> Instruction: Retype the opening lines of the listing below, ending with the line that contains "95.425, 95.44, 95.453];", and leave out any pictures.

> Given data:

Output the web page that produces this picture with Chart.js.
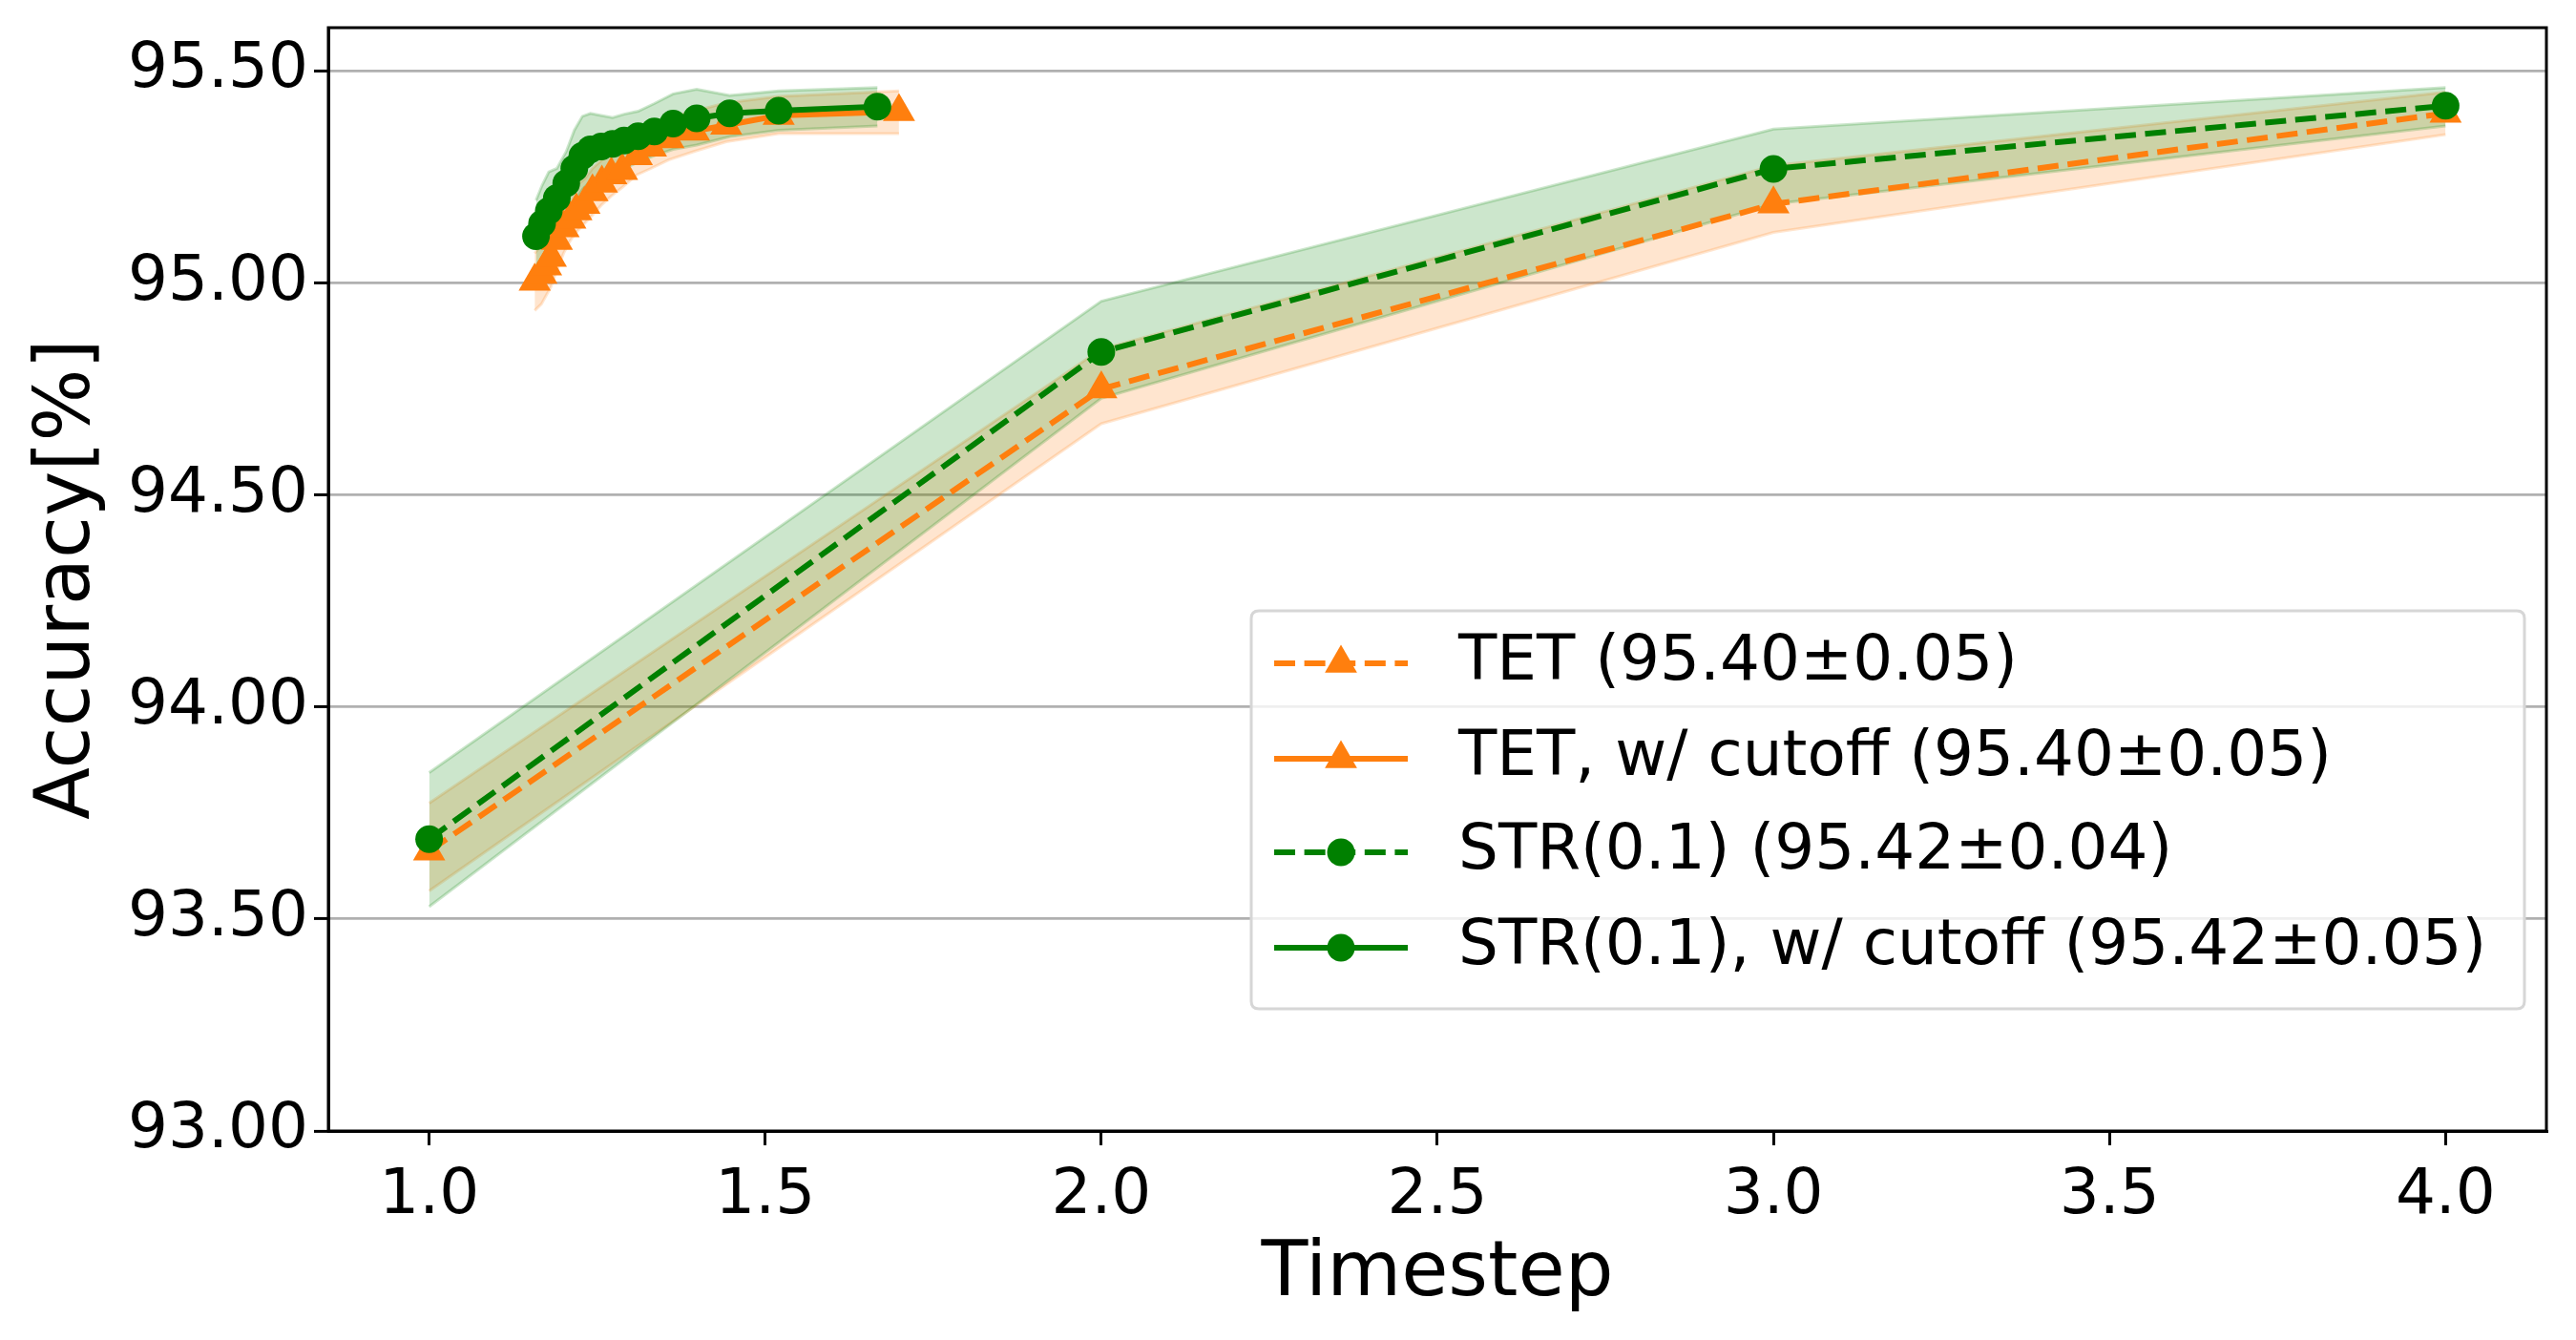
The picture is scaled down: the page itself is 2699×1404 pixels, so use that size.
<!DOCTYPE html>
<html><head><meta charset="utf-8">
<script src="https://cdn.jsdelivr.net/npm/chart.js@4.4.1/dist/chart.umd.min.js"></script>
<style>html,body{margin:0;padding:0;background:#fff;}canvas{display:block;}</style>
</head><body>
<canvas id="c" width="2699" height="1404"></canvas>
<script>
// ---- tick labels ----
const xTicks = [1.0, 1.5, 2.0, 2.5, 3.0, 3.5, 4.0];
const yTicks = [93.0, 93.5, 94.0, 94.5, 95.0, 95.5];

// ---- legend labels ----
const labels = [
  'TET (95.40\u00b10.05)',
  'TET, w/ cutoff (95.40\u00b10.05)',
  'STR(0.1) (95.42\u00b10.04)',
  'STR(0.1), w/ cutoff (95.42\u00b10.05)'
];

// ---- TET (no cutoff) ----
const tetX    = [1, 2, 3, 4];
const tetMean = [93.66, 94.75, 95.186, 95.40];
const tetLo   = [93.566, 94.668, 95.119, 95.35];
const tetHi   = [93.773, 94.844, 95.277, 95.45];

// ---- STR(0.1) (no cutoff) ----
const strX    = [1, 2, 3, 4];
const strMean = [93.688, 94.837, 95.269, 95.418];
const strLo   = [93.529, 94.728, 95.186, 95.37];
const strHi   = [93.845, 94.957, 95.363, 95.461];

// ---- TET, w/ cutoff ----
const tetCutX    = [1.157, 1.167, 1.174, 1.181, 1.190, 1.200, 1.210, 1.219, 1.231, 1.243, 1.257, 1.271, 1.287, 1.309, 1.330, 1.356, 1.394, 1.442, 1.520, 1.699];
const tetCutMean = [95.004, 95.02, 95.04, 95.06, 95.10, 95.13, 95.15, 95.17, 95.185, 95.215, 95.235, 95.255, 95.265, 95.30, 95.32, 95.34, 95.358, 95.372, 95.395, 95.404];
const tetCutLo   = [94.935, 94.95, 94.97, 94.99, 95.03, 95.07, 95.10, 95.12, 95.14, 95.16, 95.185, 95.205, 95.225, 95.255, 95.27, 95.29, 95.31, 95.333, 95.352, 95.352];
const tetCutHi   = [95.07, 95.09, 95.11, 95.13, 95.16, 95.19, 95.21, 95.23, 95.245, 95.27, 95.29, 95.305, 95.32, 95.345, 95.37, 95.39, 95.405, 95.425, 95.44, 95.453];

// ---- STR(0.1), w/ cutoff ----
const strCutX    = [1.159, 1.168, 1.178, 1.190, 1.204, 1.216, 1.228, 1.240, 1.256, 1.273, 1.290, 1.311, 1.335, 1.363, 1.398, 1.447, 1.520, 1.667];
const strCutMean = [95.11, 95.14, 95.17, 95.20, 95.235, 95.27, 95.30, 95.315, 95.322, 95.328, 95.336, 95.346, 95.357, 95.376, 95.388, 95.400, 95.406, 95.416];
const strCutLo   = [95.04, 95.06, 95.09, 95.13, 95.16, 95.19, 95.22, 95.24, 95.25, 95.26, 95.27, 95.285, 95.30, 95.315, 95.325, 95.345, 95.36, 95.37];
const strCutHi   = [95.195, 95.23, 95.262, 95.27, 95.31, 95.36, 95.393, 95.40, 95.395, 95.39, 95.398, 95.405, 95.423, 95.446, 95.457, 95.442, 95.453, 95.461];

const ORANGE = '#ff7f0e', GREEN = '#008000';
const ORANGE_A = 'rgba(255,127,14,0.2)', GREEN_A = 'rgba(0,128,0,0.2)';
const FONT = "'DejaVu Sans', sans-serif";
const LW = 6, DASH = [22, 9.6];

const pts = (xs, ys) => xs.map((x, i) => ({x: x, y: ys[i]}));

function band(xs, lo, hi, edge, face, order) {
  return [
    {label: '_hi', data: pts(xs, hi), borderColor: edge, borderWidth: 3, pointRadius: 0, fill: false, order: order},
    {label: '_lo', data: pts(xs, lo), borderColor: edge, borderWidth: 3, pointRadius: 0, fill: '-1', backgroundColor: face, order: order}
  ];
}
function line(label, xs, ys, color, dashed, style, order) {
  return {
    label: label, data: pts(xs, ys), borderColor: color, backgroundColor: color,
    borderWidth: LW, borderDash: dashed ? DASH : [], fill: false,
    pointStyle: style, pointRadius: style === 'triangle' ? 19.5 : 14.5,
    pointBackgroundColor: color, pointBorderColor: color, pointBorderWidth: 0,
    order: order
  };
}

const datasets = [].concat(
  band(tetX, tetLo, tetHi, ORANGE_A, ORANGE_A, 40),
  band(tetCutX, tetCutLo, tetCutHi, ORANGE_A, ORANGE_A, 39),
  band(strX, strLo, strHi, GREEN_A, GREEN_A, 38),
  band(strCutX, strCutLo, strCutHi, GREEN_A, GREEN_A, 37),
  [
    line(labels[0], tetX, tetMean, ORANGE, true, 'triangle', 4),
    line(labels[1], tetCutX, tetCutMean, ORANGE, false, 'triangle', 3),
    line(labels[2], strX, strMean, GREEN, true, 'circle', 2),
    line(labels[3], strCutX, strCutMean, GREEN, false, 'circle', 1)
  ]
);

const legendItems = [
  {text: labels[0], color: ORANGE, dashed: true, marker: 'triangle'},
  {text: labels[1], color: ORANGE, dashed: false, marker: 'triangle'},
  {text: labels[2], color: GREEN, dashed: true, marker: 'circle'},
  {text: labels[3], color: GREEN, dashed: false, marker: 'circle'}
];

function drawMarker(ctx, style, x, y, color) {
  ctx.save();
  ctx.fillStyle = color;
  ctx.beginPath();
  if (style === 'circle') {
    ctx.arc(x, y, 14.5, 0, Math.PI * 2);
  } else {
    const r = 19.5;
    let a = 0;
    ctx.moveTo(x + Math.sin(a) * r, y - Math.cos(a) * r);
    a += 2 * Math.PI / 3;
    ctx.lineTo(x + Math.sin(a) * r, y - Math.cos(a) * r);
    a += 2 * Math.PI / 3;
    ctx.lineTo(x + Math.sin(a) * r, y - Math.cos(a) * r);
    ctx.closePath();
  }
  ctx.fill();
  ctx.restore();
}

function roundRect(ctx, x, y, w, h, r) {
  ctx.beginPath();
  ctx.moveTo(x + r, y);
  ctx.lineTo(x + w - r, y);
  ctx.quadraticCurveTo(x + w, y, x + w, y + r);
  ctx.lineTo(x + w, y + h - r);
  ctx.quadraticCurveTo(x + w, y + h, x + w - r, y + h);
  ctx.lineTo(x + r, y + h);
  ctx.quadraticCurveTo(x, y + h, x, y + h - r);
  ctx.lineTo(x, y + r);
  ctx.quadraticCurveTo(x, y, x + r, y);
  ctx.closePath();
}

const framePlugin = {
  id: 'frameAndLegend',
  afterDraw(chart) {
    const ctx = chart.ctx, a = chart.chartArea;
    ctx.save();
    ctx.strokeStyle = '#000';
    ctx.lineWidth = 3;
    ctx.strokeRect(a.left, a.top, a.right - a.left, a.bottom - a.top);

    // legend box
    const lx = a.right - 1357, ly = a.top + 611, lw = 1334, lh = 417;
    roundRect(ctx, lx, ly, lw, lh, 8);
    ctx.fillStyle = 'rgba(255,255,255,0.8)';
    ctx.fill();
    ctx.strokeStyle = '#d6d6d6';
    ctx.lineWidth = 3;
    ctx.stroke();

    const rowY = [55, 155, 253, 353];
    ctx.font = '66px ' + FONT;
    ctx.textBaseline = 'middle';
    ctx.textAlign = 'left';
    legendItems.forEach((it, i) => {
      const y = ly + rowY[i];
      ctx.save();
      ctx.strokeStyle = it.color;
      ctx.lineWidth = LW;
      ctx.setLineDash(it.dashed ? DASH : []);
      ctx.beginPath();
      ctx.moveTo(lx + 24, y);
      ctx.lineTo(lx + 164, y);
      ctx.stroke();
      ctx.restore();
      drawMarker(ctx, it.marker, lx + 94, y, it.color);
      ctx.fillStyle = '#000';
      ctx.fillText(it.text, lx + 217, y);
    });
    ctx.restore();
  }
};

new Chart(document.getElementById('c'), {
  type: 'line',
  data: {datasets: datasets},
  plugins: [framePlugin],
  options: {
    responsive: false,
    animation: false,
    devicePixelRatio: 1,
    layout: {padding: {top: 29, right: 31, left: 0, bottom: 0}},
    plugins: {legend: {display: false}, tooltip: {enabled: false}, filler: {propagate: false}},
    elements: {line: {tension: 0}},
    scales: {
      x: {
        type: 'linear', min: 0.85, max: 4.15,
        afterFit: s => { s.height = 219; s.paddingLeft = 0; s.paddingRight = 0; },
        afterBuildTicks: s => { s.ticks = xTicks.map(v => ({value: v})); },
        grid: {drawOnChartArea: false, color: '#000', lineWidth: 3, tickLength: 15},
        border: {display: true, color: '#000', width: 3},
        ticks: {color: '#000', font: {family: FONT, size: 66}, padding: 14,
                maxRotation: 0, autoSkip: false,
                callback: v => Number(v).toFixed(1)},
        title: {display: true, text: 'Timestep', color: '#000',
                font: {family: FONT, size: 80}, padding: {top: 0, bottom: 20}}
      },
      y: {
        type: 'linear', min: 93.0, max: 95.602,
        afterFit: s => { s.width = 344; s.paddingTop = 0; s.paddingBottom = 0; },
        afterBuildTicks: s => { s.ticks = yTicks.map(v => ({value: v})); },
        grid: {color: '#b0b0b0', lineWidth: 2.8, tickLength: 15, tickColor: '#000', tickWidth: 3},
        border: {display: true, color: '#000', width: 3},
        ticks: {color: '#000', font: {family: FONT, size: 66}, padding: 6,
                autoSkip: false, callback: v => Number(v).toFixed(2)},
        title: {display: true, text: 'Accuracy[%]', color: '#000',
                font: {family: FONT, size: 80}, padding: {top: 24, bottom: 0}}
      }
    }
  }
});
</script>
</body></html>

> Response:
Output the web page that produces this picture with Chart.js.
The picture is scaled down: the page itself is 2699×1404 pixels, so use that size.
<!DOCTYPE html>
<html><head><meta charset="utf-8">
<script src="https://cdn.jsdelivr.net/npm/chart.js@4.4.1/dist/chart.umd.min.js"></script>
<style>html,body{margin:0;padding:0;background:#fff;}canvas{display:block;}</style>
</head><body>
<canvas id="c" width="2699" height="1404"></canvas>
<script>
// ---- tick labels ----
const xTicks = [1.0, 1.5, 2.0, 2.5, 3.0, 3.5, 4.0];
const yTicks = [93.0, 93.5, 94.0, 94.5, 95.0, 95.5];

// ---- legend labels ----
const labels = [
  'TET (95.40\u00b10.05)',
  'TET, w/ cutoff (95.40\u00b10.05)',
  'STR(0.1) (95.42\u00b10.04)',
  'STR(0.1), w/ cutoff (95.42\u00b10.05)'
];

// ---- TET (no cutoff) ----
const tetX    = [1, 2, 3, 4];
const tetMean = [93.66, 94.75, 95.186, 95.40];
const tetLo   = [93.566, 94.668, 95.119, 95.35];
const tetHi   = [93.773, 94.844, 95.277, 95.45];

// ---- STR(0.1) (no cutoff) ----
const strX    = [1, 2, 3, 4];
const strMean = [93.688, 94.837, 95.269, 95.418];
const strLo   = [93.529, 94.728, 95.186, 95.37];
const strHi   = [93.845, 94.957, 95.363, 95.461];

// ---- TET, w/ cutoff ----
const tetCutX    = [1.157, 1.167, 1.174, 1.181, 1.190, 1.200, 1.210, 1.219, 1.231, 1.243, 1.257, 1.271, 1.287, 1.309, 1.330, 1.356, 1.394, 1.442, 1.520, 1.699];
const tetCutMean = [95.004, 95.02, 95.04, 95.06, 95.10, 95.13, 95.15, 95.17, 95.185, 95.215, 95.235, 95.255, 95.265, 95.30, 95.32, 95.34, 95.358, 95.372, 95.395, 95.404];
const tetCutLo   = [94.935, 94.95, 94.97, 94.99, 95.03, 95.07, 95.10, 95.12, 95.14, 95.16, 95.185, 95.205, 95.225, 95.255, 95.27, 95.29, 95.31, 95.333, 95.352, 95.352];
const tetCutHi   = [95.07, 95.09, 95.11, 95.13, 95.16, 95.19, 95.21, 95.23, 95.245, 95.27, 95.29, 95.305, 95.32, 95.345, 95.37, 95.39, 95.405, 95.425, 95.44, 95.453];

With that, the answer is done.